Schnitzer Steel Industries, Inc. has received a Nasdaq Staff Deficiency Letter on October 30, 2008 indicating that the company was not in compliance with the independent director requirement for continued listing set forth in Marketplace Rule 4350(c)(1). This rule requires that a majority of a listed company’s board of directors consist of independent directors.
 
Schnitzer’s non-compliance with Nasdaq’s rule resulted from the resignation of Mark Palmquist, an independent director of the company. Nasdaq is providing the company with a cure period until April 20, 2009 to regain compliance (assuming the Company’s annual meeting of shareholders is held on January 28, 2009, as scheduled). The cure period is being provided in accordance with Marketplace Rule 4350(c)(1).
 
At the date of Palmquist’s resignation, the Board of Directors had already engaged a professional recruiting firm to assist it in a search for an additional independent director. The recruiting firm has identified a number of candidates whose names have been submitted to the Board of Directors’ Nominating and Corporate Governance Committee.
 
Schnitzer Steel Industries is one of the largest manufacturers and exporters of recycled ferrous metal products in the United States with 39 operating facilities located in 12 states throughout the country, including six export facilities located on both the East and West Coasts and in Hawaii.
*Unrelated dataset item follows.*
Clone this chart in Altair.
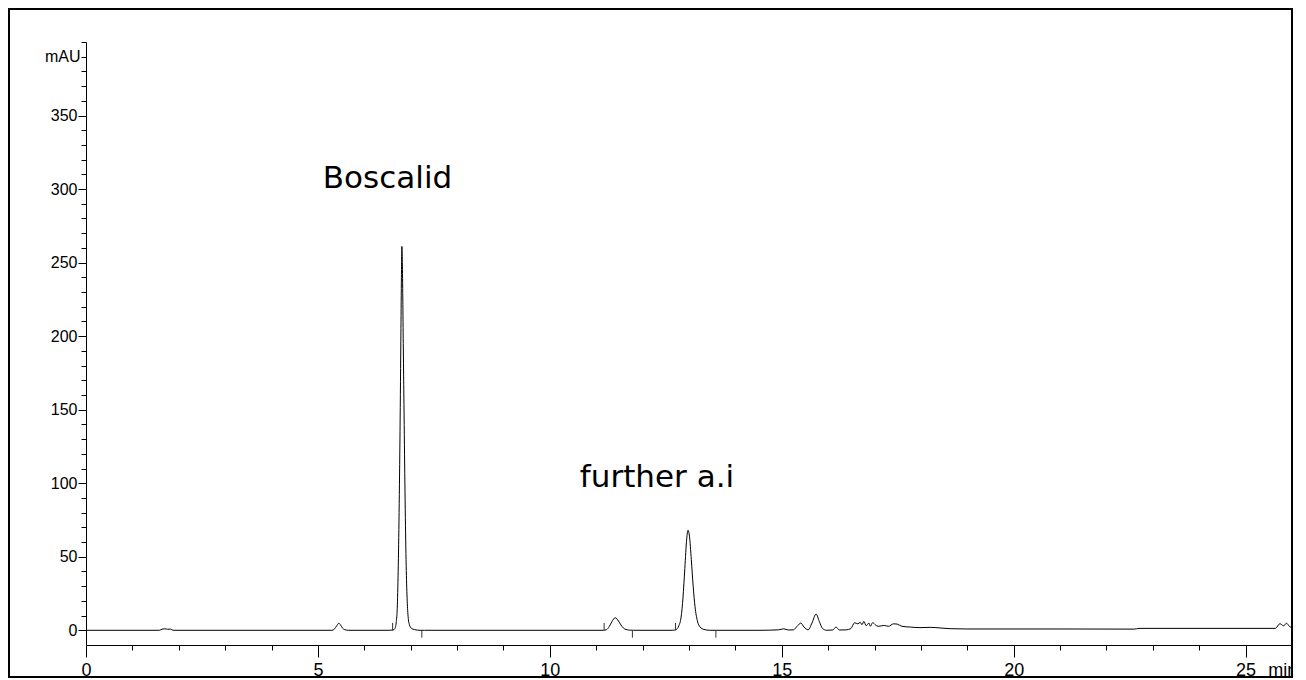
import altair as alt
import pandas as pd

# ---- chromatogram trace (time in min, signal in mAU) ----
start_t = [0.0, 1.58, 1.64, 1.70, 1.76, 1.82, 1.88, 5.30, 5.36, 5.40, 5.45, 5.49, 5.53, 5.58, 5.66, 6.55]
start_v = [0.0, 0.0, 0.8, 1.0, 0.7, 0.8, 0.0, 0.0, 1.0, 2.8, 4.8, 3.5, 1.5, 0.4, 0.0, 0.0]

boscalid_t = [6.62, 6.66, 6.69, 6.71, 6.73, 6.75, 6.77, 6.79, 6.80, 6.81, 6.82, 6.84, 6.86, 6.88,
              6.90, 6.92, 6.94, 6.97, 7.01, 7.08, 7.20]
boscalid_v = [0.2, 1.2, 6.0, 15.0, 40.0, 80.0, 135.0, 205.0, 240.0, 261.0, 250.0, 195.0, 140.0, 88.0,
              48.0, 24.0, 11.0, 4.0, 1.5, 0.5, 0.0]

mid_t = [11.15, 11.22, 11.28, 11.34, 11.41, 11.48, 11.55, 11.62, 11.72, 11.80]
mid_v = [0.0, 0.4, 2.5, 6.0, 8.5, 6.3, 2.8, 0.8, 0.1, 0.0]

further_t = [12.65, 12.72, 12.78, 12.83, 12.87, 12.91, 12.95, 12.98, 13.01, 13.05, 13.09, 13.13,
             13.18, 13.24, 13.32, 13.45]
further_v = [0.0, 0.5, 3.0, 9.0, 22.0, 42.0, 62.0, 68.0, 64.0, 48.0, 30.0, 16.0,
             6.5, 2.2, 0.6, 0.0]

late_t = [14.53, 14.93, 15.04, 15.14, 15.25, 15.34, 15.41, 15.48, 15.57, 15.65, 15.74, 15.81, 15.88,
          15.97, 16.10, 16.17, 16.24, 16.39, 16.49, 16.57, 16.64, 16.69, 16.73, 16.77, 16.82, 16.88,
          16.91, 16.96, 17.02, 17.08, 17.21, 17.30, 17.41, 17.49, 17.59, 17.77, 17.98, 18.20, 18.41,
          18.63, 18.99, 21.00, 22.60, 22.70, 25.64, 25.74, 25.82, 25.88, 25.95, 26.00]
late_v = [0.0, 0.3, 1.0, 0.2, 0.3, 3.1, 4.9, 2.2, 0.3, 4.9, 11.0, 6.0, 1.2,
          0.0, 0.2, 2.2, 0.2, 0.3, 1.2, 5.1, 4.4, 5.4, 3.8, 6.0, 3.1, 4.9,
          2.7, 5.2, 3.6, 2.7, 3.3, 2.7, 4.4, 4.2, 2.7, 2.2, 1.8, 2.0, 1.6,
          1.1, 0.9, 0.9, 0.8, 1.3, 1.3, 4.5, 3.0, 4.8, 2.5, 1.8]

# integration start/end markers
marker_t = [6.61, 7.24, 11.17, 11.78, 12.71, 13.58]
marker_lo = [0, -5, 0, -5, 0, -5]
marker_hi = [5, 0, 5, 0, 5, 0]

# peak labels
label_text = ["Boscalid", "further a.i"]
label_t = [6.50, 12.31]
label_v = [300.9, 97.2]

# axis ticks
x_ticks = list(range(0, 27))
y_ticks = list(range(0, 401, 10))

trace = pd.DataFrame({
    "t": start_t + boscalid_t + [7.30] + mid_t + further_t + late_t,
    "v": start_v + boscalid_v + [0.0] + mid_v + further_v + late_v,
})
markers = pd.DataFrame({"t": marker_t, "lo": marker_lo, "hi": marker_hi})
labels = pd.DataFrame({"t": label_t, "v": label_v, "text": label_text})
unit = pd.DataFrame({"t": [25.49], "v": [-21.8], "text": ["min"]})

tick_font = "Liberation Sans, Arial"

xscale = alt.Scale(domain=[0, 26], range=[77, 1283], nice=False, zero=False)
yscale = alt.Scale(domain=[-10, 400], range=[636, 33], nice=False, zero=False)

xaxis = alt.Axis(
    orient="bottom", offset=-32, values=x_ticks, tickCount=200, format="d", title=None, grid=False,
    labelExpr="datum.value % 5 === 0 && datum.value < 26 ? datum.label : ''",
    tickSize={"condition": {"test": "datum.value % 5 === 0", "value": 12}, "value": 5},
    labelPadding=4, labelFont=tick_font, labelFontSize=18, labelColor="black",
    labelOverlap=False, labelFlush=False, tickColor="black", domainColor="black",
)
yaxis = alt.Axis(
    orient="left", offset=-77, values=y_ticks, tickCount=200, format="d", title=None, grid=False,
    labelExpr="datum.value === 390 ? 'mAU' : (datum.value % 50 === 0 && datum.value <= 350 ? datum.label : '')",
    tickSize={"condition": {"test": "datum.value % 50 === 0 && datum.value <= 350", "value": 8}, "value": 5},
    labelPadding=1, labelFont=tick_font, labelFontSize=16, labelColor="black",
    labelOverlap=False, labelFlush=False, tickColor="black", domainColor="black",
)

line = alt.Chart(trace).mark_line(color="black", strokeWidth=1, interpolate="monotone", clip=True).encode(
    x=alt.X("t:Q", scale=xscale, axis=xaxis),
    y=alt.Y("v:Q", scale=yscale, axis=yaxis),
)
ticks = alt.Chart(markers).mark_rule(color="#333333", strokeWidth=1).encode(
    x="t:Q", y="lo:Q", y2="hi:Q",
)
text = alt.Chart(labels).mark_text(
    font="DejaVu Sans", fontSize=31, align="center", baseline="alphabetic", color="black"
).encode(x="t:Q", y="v:Q", text="text:N")
unit_text = alt.Chart(unit).mark_text(
    font=tick_font, fontSize=18, align="left", baseline="top", color="black", clip=True
).encode(x="t:Q", y="v:Q", text="text:N")

chart = alt.layer(line, ticks, text, unit_text).properties(
    width=1283, height=668,
    autosize=alt.AutoSizeParams(type="none"),
    padding={"left": 1, "top": 1, "right": 1, "bottom": 1},
).configure_view(stroke="black", strokeWidth=2)

chart.save("out.html", embed_options={"renderer": "svg", "actions": False})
The company's vertically integrated operating platform also includes its auto parts and steel manufacturing businesses. With an annual production capacity of nearly 800,000 tons, the company's steel manufacturing business—Cascade Steel Rolling Mills—produces finished steel products, including rebar, wire rod and other specialty products. The company commenced its 103rd year of operations in fiscal 2009.